Comme lors de l’examen du projet de loi visant à renforcer la lutte contre la criminalité organisée – la loi du 3 juin 2016 – durant lequel le Parlement avait rejeté cette mesure, la commission s’est opposée à cette mesure pour quatre raisons.
Première raison : aucun cadre juridique n’est prévu pour encadrer la conservation et de l’utilisation de ces données. Il est prévu que ces données soient communiquées aux services de renseignement pour qu’ils puissent, notamment, mettre en place des interceptions. Or aucune durée limite de conservation n’est précisée. Le projet de loi n’encadre ni les finalités, ni les conditions d’utilisation de ces données, ni les personnes qui y ont accès. Aucune voie de recours n’est organisée pour permettre à la personne de contester cette conservation.
La Commission nationale de l’informatique et des libertés, la CNIL, a formulé les plus vives réserves sur cette disposition. Elle considère également que le champ des identifiants de communication – téléphonie fixe ou mobile, transmission vocale par internet, SMS, courriels, messageries instantanées, réseaux sociaux – susceptibles d’être concernés par la mesure n’est ni précisé ni limité par le projet de loi.
Dans sa décision du 2 décembre 2016 en réponse à une question prioritaire de constitutionnalité, le Conseil constitutionnel a rappelé la nécessité, pour le législateur, de prévoir, concernant la conservation des données, des garanties légales propres à assurer une conciliation équilibrée entre le droit au respect de la vie privée et l’objectif de valeur constitutionnelle de sauvegarde de l’ordre public. Cette première raison serait suffisante, à elle seule, à rejeter la mesure. Nous en avons pourtant trois autres.
Deuxième raison : cette obligation serait sanctionnée pénalement et porte donc atteinte aux droits de la défense en obligeant la personne concernée à faciliter sa propre incrimination.
Or depuis la décision du Conseil constitutionnel du 4 novembre 2016, « le principe selon lequel nul n’est tenu de s’accuser, dont découle le droit de se taire » a valeur constitutionnelle sur le fondement de l’article IX de la Déclaration des droits de l’homme et du citoyen.
Cette mesure paraît également contraire à la jurisprudence de la Cour européenne des droits de l’homme, telle qu’elle ressort de l’arrêt du 22 juin 2017 dans l’affaire Aycaguer c. France.
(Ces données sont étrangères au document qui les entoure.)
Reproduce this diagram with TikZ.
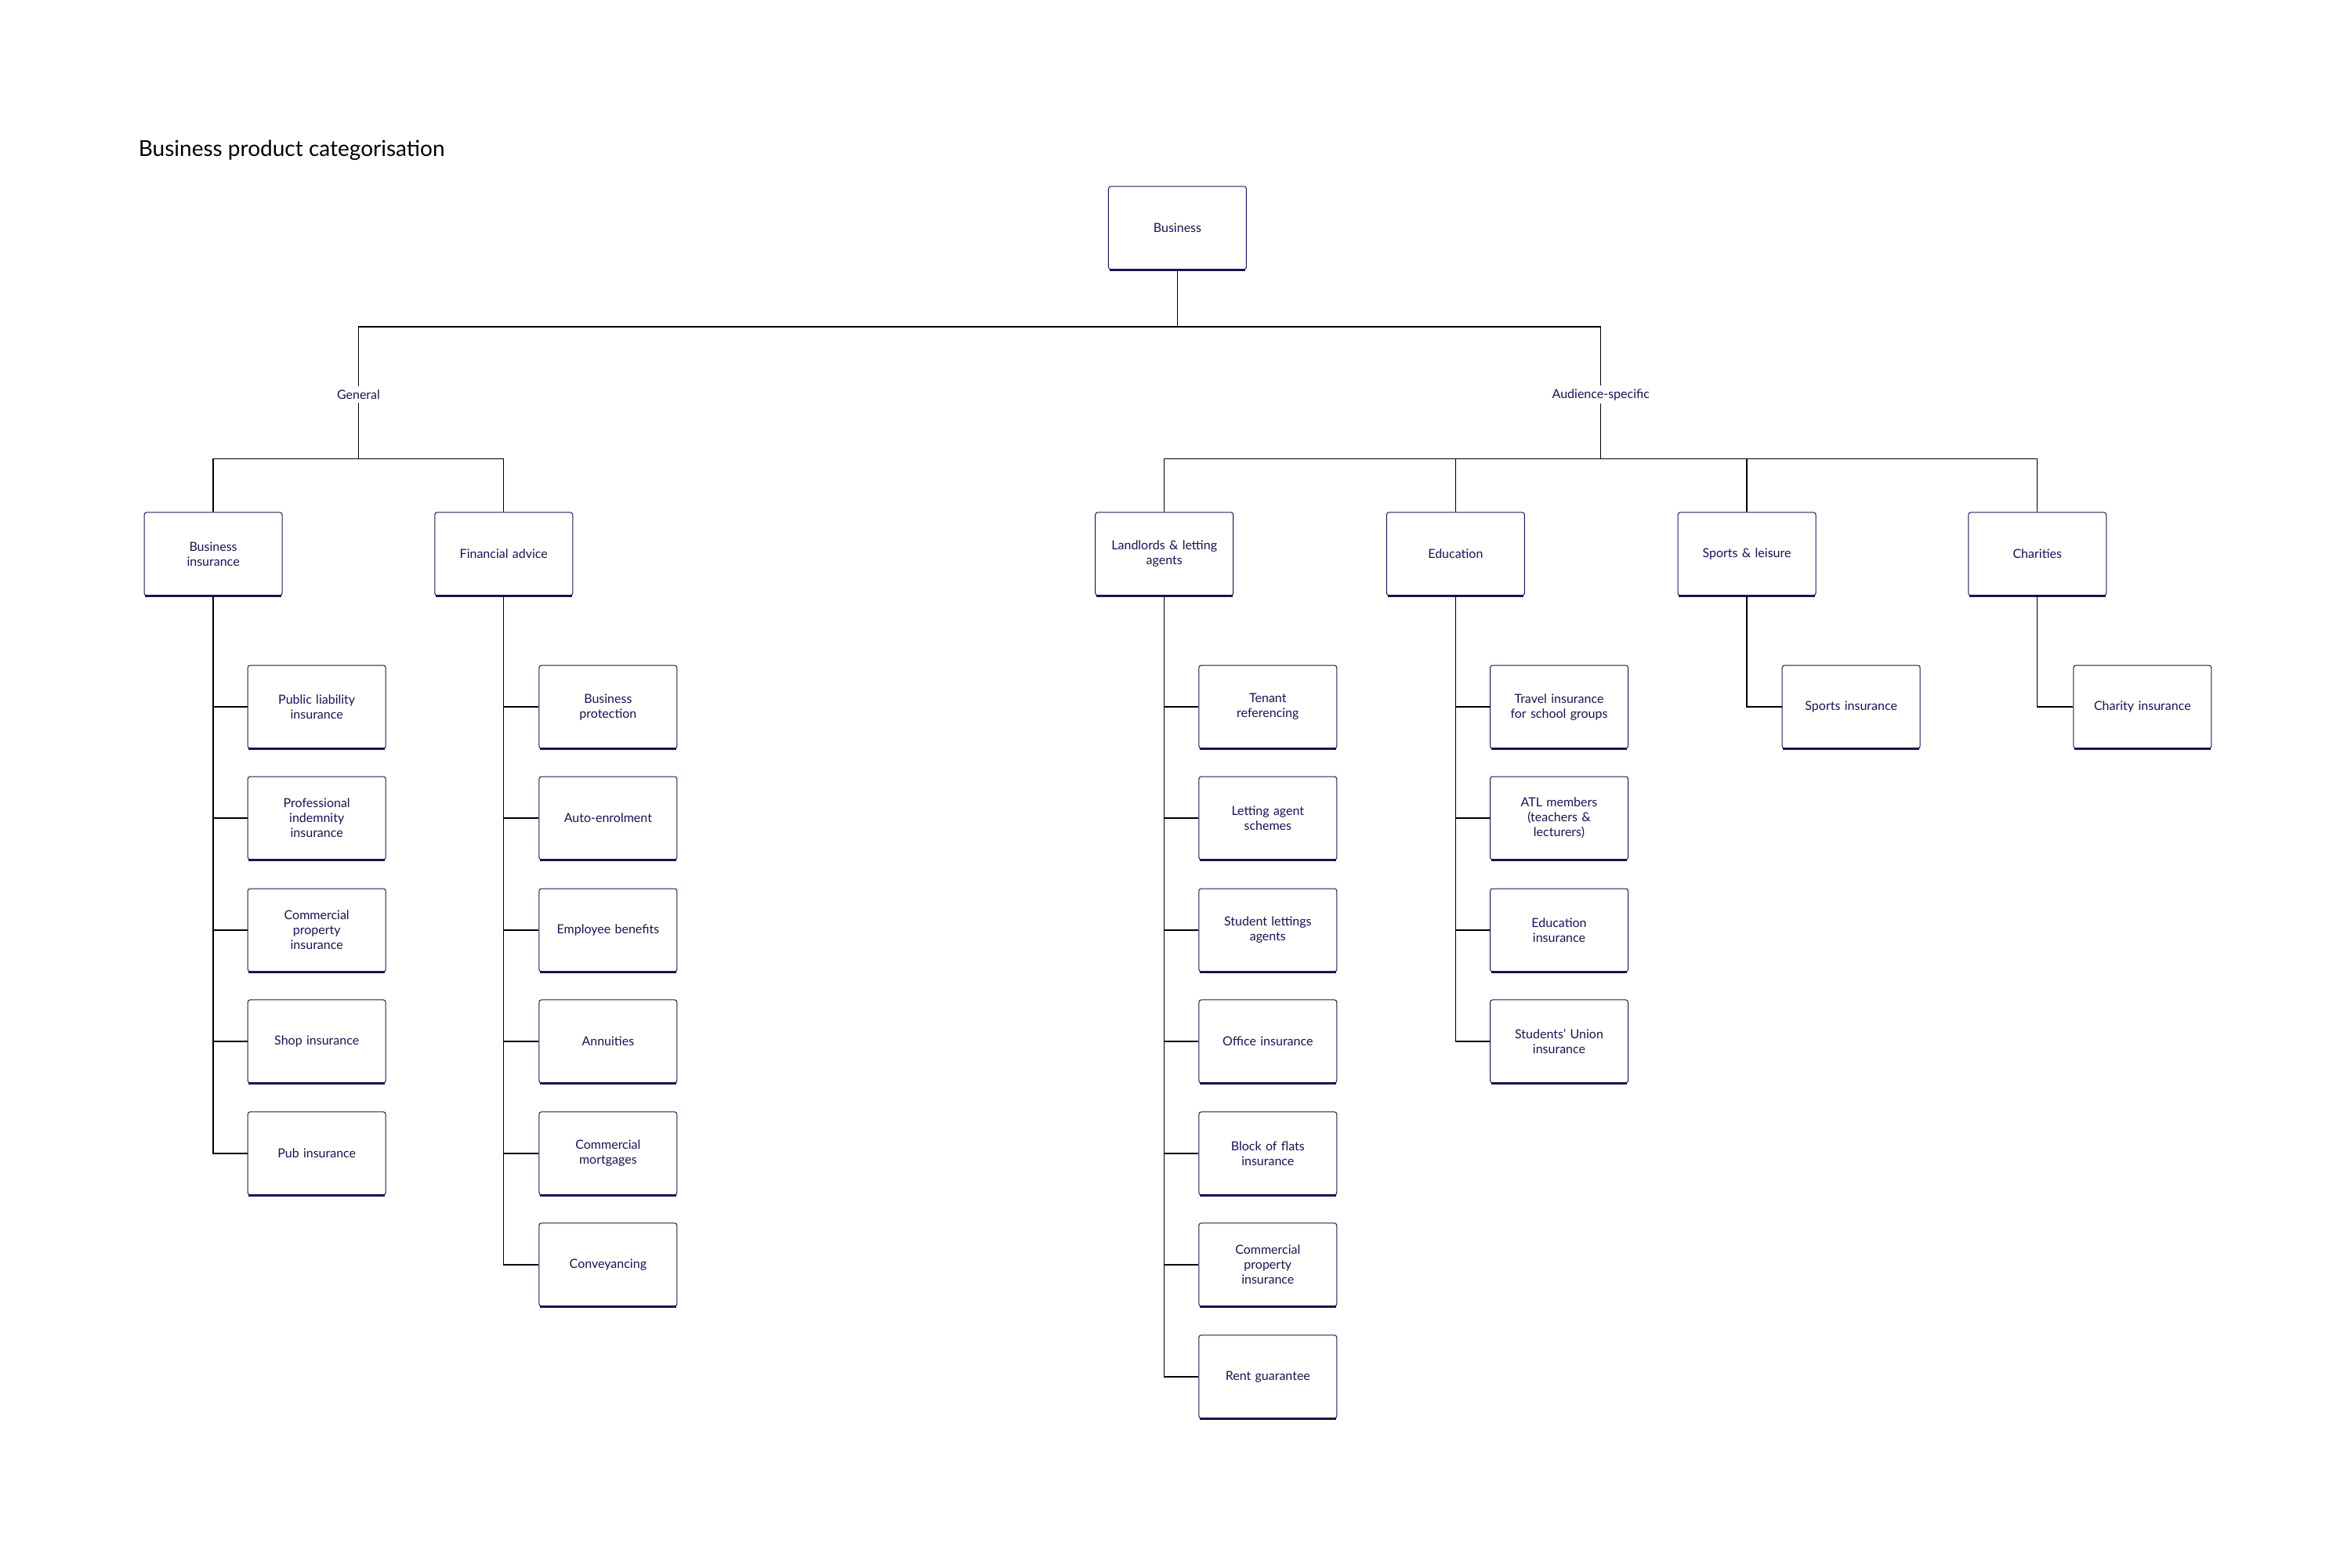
\documentclass[tikz,border=0pt]{standalone}
\usepackage{fontspec}
\setmainfont{Lato}
\definecolor{navy}{HTML}{1A1450}
\begin{document}
\begin{tikzpicture}[x=0.493pt,y=-0.493pt,
 box/.style={draw=navy,line width=0.5pt,rounded corners=1.5pt,minimum width=88pt,minimum height=53pt,inner sep=0pt,
   text width=72pt,align=center,font=\fontsize{8}{9.5}\selectfont,text=navy,
   append after command={(\tikzlastnode.south west) ++(0.8pt,0) edge[draw=navy,line width=1.6pt] ([xshift=-0.8pt]\tikzlastnode.south east)}},
 lbl/.style={font=\fontsize{8}{9.5}\selectfont,text=navy,inner sep=2pt},
 conn/.style={draw=black,line width=0.7pt}]
\path[fill=white] (0,0) rectangle (3043,2029);
\node[anchor=west,font=\fontsize{14}{16}\selectfont,text=black,inner sep=0] (title) at (179,194) {Business product categorisation};
\node[box] (root) at (1524,295) {Business};
\node[lbl] (gen) at (464,511) {General};
\node[lbl] (aud) at (2072,511) {Audience-specific};
\coordinate (h1) at (1524,423);
\draw[conn] (root.south) -- (h1);
\draw[conn] (gen.north) -- (464,423) -- (2072,423) -- (aud.north);
% level 2
\node[box] (bi) at (276,717) {Business\\insurance};
\node[box] (fa) at (652,717) {Financial advice};
\node[box] (ll) at (1507,717) {Landlords \& letting\\agents};
\node[box] (ed) at (1884,717) {Education};
\node[box] (sp) at (2261,717) {Sports \& leisure};
\node[box] (ch) at (2637,717) {Charities};
\draw[conn] (gen.south) -- (464,594);
\draw[conn] (bi.north) -- (276,594) -- (652,594) -- (fa.north);
\draw[conn] (aud.south) -- (2072,594);
\draw[conn] (ll.north) -- (1507,594) -- (2637,594) -- (ch.north);
\draw[conn] (ed.north) -- (1884,594);
\draw[conn] (sp.north) -- (2261,594);
% level 3
\def\ya{915}\def\yb{1059}\def\yc{1204}\def\yd{1348}\def\ye{1493}\def\yf{1637}\def\yg{1782}
\node[box] (b1) at (410,\ya) {Public liability\\insurance};
\node[box] (b2) at (410,\yb) {Professional\\indemnity\\insurance};
\node[box] (b3) at (410,\yc) {Commercial\\property\\insurance};
\node[box] (b4) at (410,\yd) {Shop insurance};
\node[box] (b5) at (410,\ye) {Pub insurance};
\foreach \n in {b1,b2,b3,b4,b5} \draw[conn] (bi.south) |- (\n.west);
\node[box] (f1) at (787,\ya) {Business\\protection};
\node[box] (f2) at (787,\yb) {Auto-enrolment};
\node[box] (f3) at (787,\yc) {Employee benefits};
\node[box] (f4) at (787,\yd) {Annuities};
\node[box] (f5) at (787,\ye) {Commercial\\mortgages};
\node[box] (f6) at (787,\yf) {Conveyancing};
\foreach \n in {f1,f2,f3,f4,f5,f6} \draw[conn] (fa.south) |- (\n.west);
\node[box] (l1) at (1641,\ya) {Tenant\\referencing};
\node[box] (l2) at (1641,\yb) {Letting agent\\schemes};
\node[box] (l3) at (1641,\yc) {Student lettings\\agents};
\node[box] (l4) at (1641,\yd) {Office insurance};
\node[box] (l5) at (1641,\ye) {Block of flats\\insurance};
\node[box] (l6) at (1641,\yf) {Commercial\\property\\insurance};
\node[box] (l7) at (1641,\yg) {Rent guarantee};
\foreach \n in {l1,l2,l3,l4,l5,l6,l7} \draw[conn] (ll.south) |- (\n.west);
\node[box] (e1) at (2018,\ya) {Travel insurance\\for school groups};
\node[box] (e2) at (2018,\yb) {ATL members\\(teachers \&\\lecturers)};
\node[box] (e3) at (2018,\yc) {Education\\insurance};
\node[box] (e4) at (2018,\yd) {Students’ Union\\insurance};
\foreach \n in {e1,e2,e3,e4} \draw[conn] (ed.south) |- (\n.west);
\node[box] (s1) at (2396,\ya) {Sports insurance};
\draw[conn] (sp.south) |- (s1.west);
\node[box] (c1) at (2773,\ya) {Charity insurance};
\draw[conn] (ch.south) |- (c1.west);
\end{tikzpicture}
\end{document}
Troisième raison qui nous conduit à être défavorables à cette mesure et à laquelle je demande au Gouvernement d’être particulièrement attentif : cette obligation n’était pas exigée pendant l’état d’urgence. Il serait paradoxal d’imposer des obligations plus grandes dans le droit commun que durant l’état d’urgence.
Quatrième raison qui me semble résumer toutes les autres : cette demande est complètement inutile. La mesure proposée par le Gouvernement est, certes, de nature à faciliter la mise sous surveillance de la personne, en l’obligeant à livrer elle-même des informations qu’en temps normal les services de renseignement doivent collecter par l’utilisation de toutes les techniques de renseignement que nous leur avons fournies dans les lois précédentes.
Je suis sûr pourtant, monsieur le ministre d’État, que pour prendre la décision d’obliger une personne à demeurer dans une commune, vous avez obtenu quelques informations, fournies par les services de renseignement. S’ils ont pu considérer qu’il fallait contraindre cette personne à rester dans sa commune, ils avaient certainement trouvé ses identifiants électroniques.
La commission ne s’oppose pas à ce que toutes les personnes visées à l’article 3 fassent l’objet de mesures de surveillance, de mise sur écoute et, notamment, de géolocalisation. L’intégralité du droit commun du renseignement doit cependant s’appliquer : il appartient aux services de renseignement d’utiliser les procédures issues de la loi du 24 juillet 2015 relative au renseignement afin de pouvoir récupérer les identifiants de connexion.
Il me vient une pensée mauvaise, en fin de compte. La seule justification de cette mesure se trouverait-elle dans votre souhait d’échapper aux dispositions de cette loi de 2015 ? Rassurez-vous, j’efface immédiatement de mes pensées ce soupçon, et je suis certain que vous accepterez de renoncer à cette mesure inutile, sans effet sur l’efficacité de l’administration, mais qui risque de poser de lourds problèmes de contentieux.